The sad truth, then, is that Pesce’s The Grudge is actually worse than 2004’s first U.S. remake, as was helmed by the filmmaker behind the Japanese originals, Takashi Shimizu. If the 2004 film at least benefited from its campier, sillier tone and general rollercoaster ride feel complete with amusingly OTT set-pieces, Pesce’s new take is, despite its skilled cast, a totally airless bore.
Though technically a “side-quel” to the 2004 movie, this new Grudge is more-or-less a re-telling of a similar story, albeit with the slightly new spicing of a True Detective-style murder-mystery yarn. Detective Muldoon (Andrea Riseborough) and her partner Detective Goodman (Demián Bichir) find themselves investigating a series of grisly happenings related to a single address, and it soon becomes clear that something untoward – that is, supernatural – is afoot in said house.
Despite the basic logline being well-known to even casual horror fans, Pesce’s film spends an inordinate amount of its 94-minute runtime playing coy with the audience, once again adopting a non-linear storytelling approach which is ultimately more irritating than rewarding. The first two acts comprise a lot of bloated yapping about what has happened to the poor victims, before the third reel finally dispenses with any pretense of “classiness” and shows it all, by festooning ridiculous gore, both digital and unexpectedly practical, all over the screen.
But it’s tough to care much about what’s going on when the film is both so awkwardly fragmented and formulaic; Muldoon is of course a bereaved mother with a young son, and it’s not much of a spoiler to say that this family unit is inexorably threatened by the titular presence.
Except, Muldoon is kept off screen for several lengthy passages of the movie as Pesce darts around to other characters we scarcely know – including those played by the thoroughly under-utilised John Cho, Betty Gilpin, Jacki Weaver, William Sadler, Frankie Faison, and Lin Shaye – making the film feel lacking in a persuasive emotional core.
The sheer fact that seemingly decent people are being terrorised by a malevolent supernatural presence should really be enough to make us care, yet when the drama is so stock, the “scares” so metronomically predictable, and the visuals so headache-inducingly jaundiced, you’re more likely to clock-watch your way to the finish line.

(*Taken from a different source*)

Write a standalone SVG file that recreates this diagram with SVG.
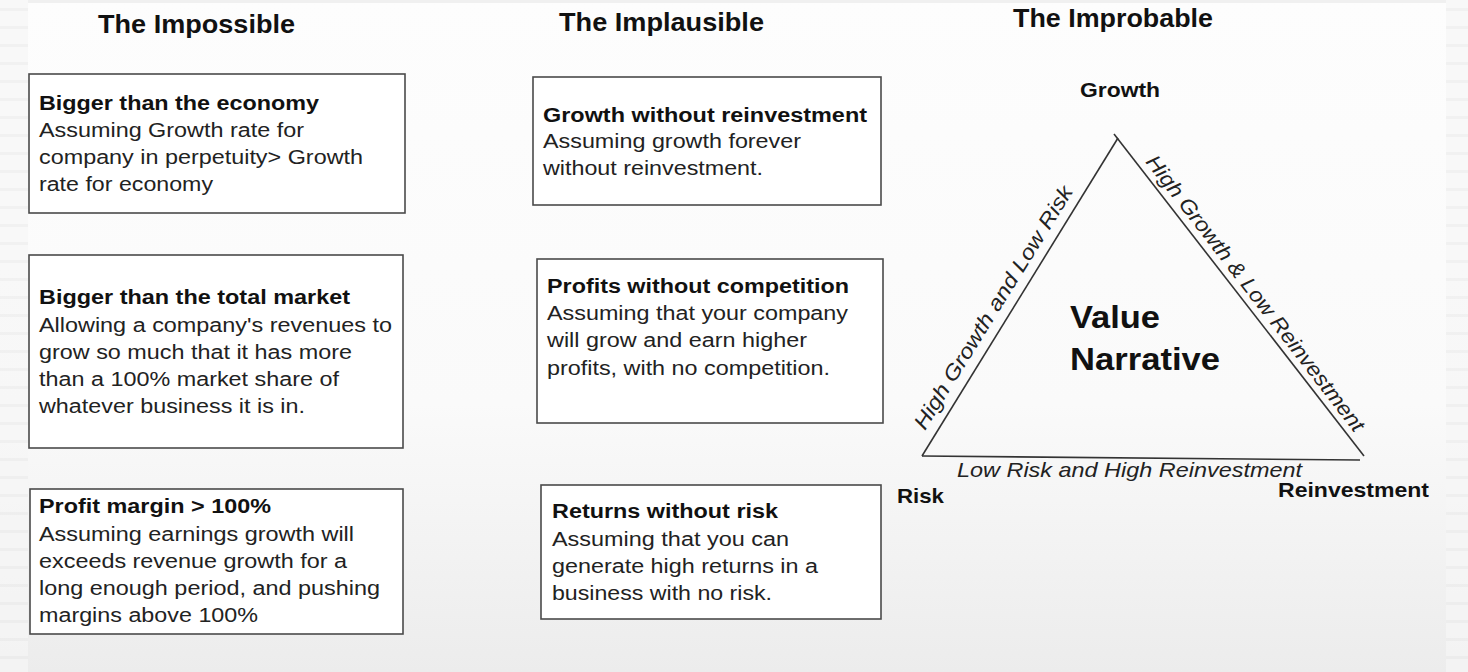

Speaking of which, those hoping for a satisfying ending should know now that there isn’t one waiting for them here. Without giving the game away, the final scene almost feels like an intentional attempt to enrage the audience, and it’s probably the worst possible thing Sony could’ve allowed Pesce to do if they were actually keen on a sequel (as, surely, they were).

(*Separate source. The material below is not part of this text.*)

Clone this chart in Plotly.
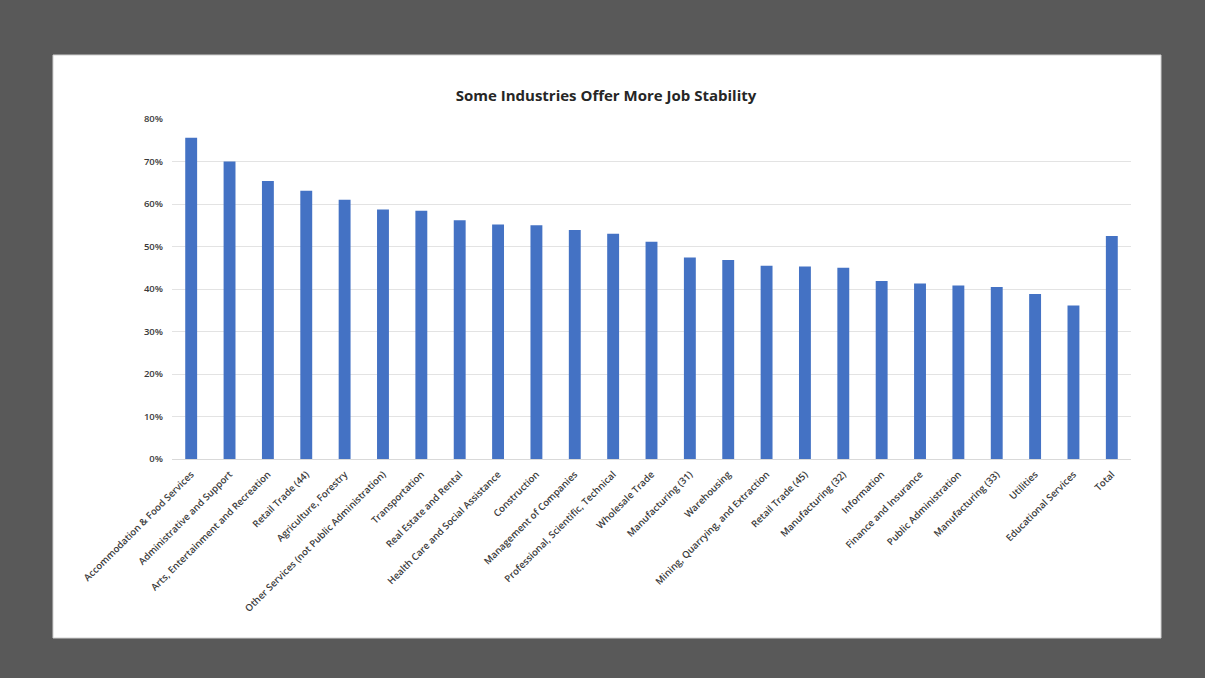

The ending does speak to Pesce’s sensibilities as an indie filmmaker less concerned with the trite, tidy sentimentality of conventional Hollywood genre filmmaking, and while the film does very occasionally suggest how his meaner, sparser approach could’ve worked, it’s fundamentally hobbled by the utterly soulless writing and, most disappointingly of all, a near-total lack of mood.

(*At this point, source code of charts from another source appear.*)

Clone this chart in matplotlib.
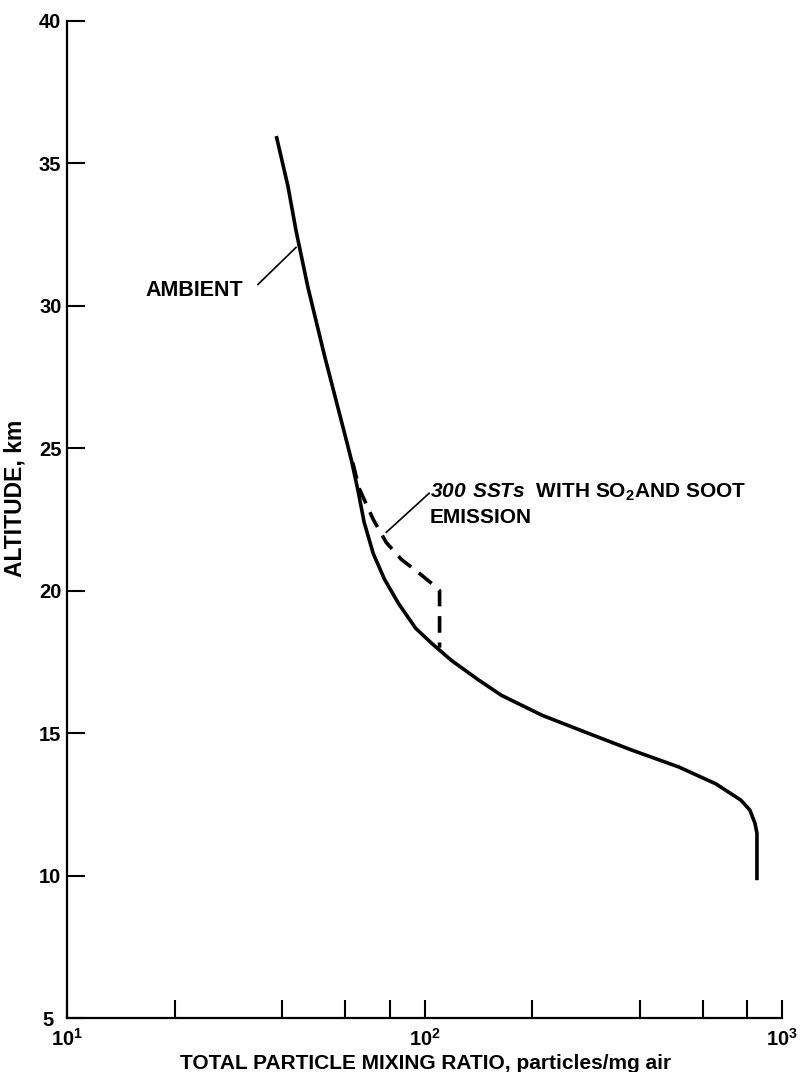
import numpy as np
import matplotlib
matplotlib.use('Agg')
import matplotlib.pyplot as plt
from matplotlib.transforms import ScaledTranslation

plt.rcParams['font.family'] = ['Liberation Sans', 'DejaVu Sans']
plt.rcParams['font.weight'] = 'bold'
plt.rcParams['mathtext.fontset'] = 'custom'
plt.rcParams['mathtext.rm'] = 'Liberation Sans:bold'
plt.rcParams['mathtext.bf'] = 'Liberation Sans:italic:bold'
plt.rcParams['lines.scale_dashes'] = False

# ambient profile (particles/mg air vs altitude km)
ambient_x = [38.6, 41.5, 43.7, 47.2, 52.4, 60.4, 62.4, 65.2, 67.8, 71.9, 77.3, 84.6, 94.5,
             104.8, 119, 141.9, 164, 213, 281, 381, 515, 653, 767, 813, 840, 851, 851]
ambient_alt = [35.9, 34.2, 32.65, 30.65, 28.3, 25.3, 24.6, 23.5, 22.4, 21.3, 20.4, 19.55, 18.68,
               18.15, 17.55, 16.86, 16.33, 15.63, 15.04, 14.40, 13.81, 13.22, 12.65, 12.30, 11.84, 11.49, 9.9]

# 300 SSTs with SO2 and soot emission
sst_x = [63.0, 65.6, 71.9, 78.1, 86.1, 95.9, 107.9, 110.2, 110.2]
sst_alt = [24.5, 23.6, 22.5, 21.7, 21.1, 20.65, 20.12, 20.0, 18.0]

xticks_major = [10, 100, 1000]
xtick_labels = [r'$10^{1}$', r'$10^{2}$', r'$10^{3}$']
xticks_minor = [20, 40, 60, 80, 200, 400, 600, 800]
yticks = [5, 10, 15, 20, 25, 30, 35, 40]

fig = plt.figure(figsize=(8.06, 10.72), dpi=100)
ax = fig.add_axes([67/806, 1-1018/1072, (782-67)/806, (1018-21)/1072])

ax.plot(ambient_x, ambient_alt, color='black', lw=2.6, solid_joinstyle='round')
ax.plot(sst_x, sst_alt, color='black', lw=2.6, linestyle=(0, (12, 7)))

ax.set_xscale('log')
ax.set_xlim(10, 1000)
ax.set_ylim(5, 40)

ax.set_xticks(xticks_major)
ax.set_xticklabels(xtick_labels)
ax.set_xticks(xticks_minor, minor=True)
ax.xaxis.set_minor_formatter(matplotlib.ticker.NullFormatter())
ax.set_yticks(yticks)

ax.tick_params(axis='x', which='both', direction='in', length=13, width=1.5, labelsize=14.5, pad=7)
ax.tick_params(axis='y', which='both', direction='in', length=13, width=1.5, labelsize=14.5, pad=4)

# the "5" sits a little left of the other y labels, clear of 10^1
lbl5 = ax.get_yticklabels()[0]
lbl5.set_transform(lbl5.get_transform() + ScaledTranslation(-8/100, 0, fig.dpi_scale_trans))

for s in ['top', 'right']:
    ax.spines[s].set_visible(False)
for s in ['left', 'bottom']:
    ax.spines[s].set_linewidth(1.6)

fig.text(15/806, 1-498/1072, 'ALTITUDE, km', rotation=90, ha='center', va='center', fontsize=16.5)
fig.text(426/806, 1-1069/1072, 'TOTAL PARTICLE MIXING RATIO, particles/mg air', ha='center', va='baseline', fontsize=15)

# labels with leaders
ax.text(16.6, 30.54, 'AMBIENT', ha='left', va='center', fontsize=15.5)
ax.plot([34.2, 43.7], [30.75, 32.05], color='black', lw=1.2)

ax.text(103.3, 23.46, r'$\mathbf{300\ SSTs}$  WITH SO$_2$AND SOOT', ha='left', va='center', fontsize=15)
ax.text(103.3, 22.58, 'EMISSION', ha='left', va='center', fontsize=15)
ax.plot([103.0, 78.2], [23.42, 22.05], color='black', lw=1.2)

fig.savefig('out.png', dpi=100)
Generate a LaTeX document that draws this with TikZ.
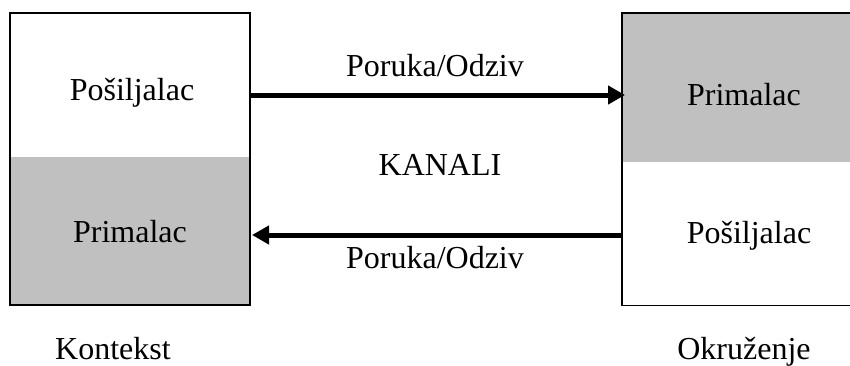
\documentclass[tikz,border=0pt]{standalone}
\usepackage{fontspec}
\setmainfont{Liberation Serif}
\usetikzlibrary{arrows.meta}
\definecolor{panelgray}{RGB}{192,192,192}
\begin{document}
\begin{tikzpicture}[x=1pt,y=-1pt,
  panel/.style={inner sep=0pt,outer sep=0pt,draw=none},
  label/.style={inner sep=0pt,anchor=base,font=\fontsize{32}{38}\selectfont},
  frame/.style={line width=1.6pt,black},
  msg/.style={line width=5pt,black,-{Triangle[length=17pt,width=18pt]}}]
  \useasboundingbox (0,0) rectangle (850,365);
  \clip (0,0) rectangle (850,365);

  % left block: sender (white) over receiver (gray)
  \node[panel,fill=white,minimum width=240pt,minimum height=144pt] (ls) at (130,85) {};
  \node[panel,fill=panelgray,minimum width=240pt,minimum height=148pt] (lp) at (130,231) {};
  \draw[frame] (ls.north west) rectangle (lp.south east);

  % right block: receiver (gray) over sender (white), open to the right
  \node[panel,fill=panelgray,minimum width=230pt,minimum height=149pt] (rp) at (737,87.5) {};
  \node[panel,fill=white,minimum width=230pt,minimum height=143.5pt] (rs) at (737,233.75) {};
  \draw[frame] (rp.north east) -- (rp.north west) -- (rs.south west) -- (rs.south east);

  % texts inside the blocks
  \node[label] (t1) at (132,100) {Pošiljalac};
  \node[label] (t2) at (130,242) {Primalac};
  \node[label] (t3) at (744,105) {Primalac};
  \node[label] (t4) at (749,243) {Pošiljalac};

  % messages between the blocks
  \draw[msg] (ls.east |- 0,95) -- ([xshift=3pt]rp.west |- 0,95);
  \draw[msg] (rs.west |- 0,235) -- ([xshift=2pt]lp.east |- 0,235);

  \node[label] (m1) at (435,76) {Poruka/Odziv};
  \node[label] (m2) at (435,268) {Poruka/Odziv};
  \node[label] (ch) at (440,175) {KANALI};

  % captions below
  \node[label] (c1) at (113,359) {Kontekst};
  \node[label] (c2) at (744,359) {Okruženje};
\end{tikzpicture}
\end{document}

In the very least, the ever-brilliant Andrea Riseborough slinks out of the picture with her dignity in tact, making an earnest attempt to lend a real sense of humanity to Muldoon, no matter that the elliptical narrative totally steamrolls her game effort. As a result, the new Grudge is neither as tawdrily enjoyable as the 2004 remake nor as viscerally effective as the Japanese original.
Not merely content to be an atmosphere-devoid horror reboot that few were pining for, The Grudge strands a wildly over-qualified cast in a misfire that’s also staggeringly dull.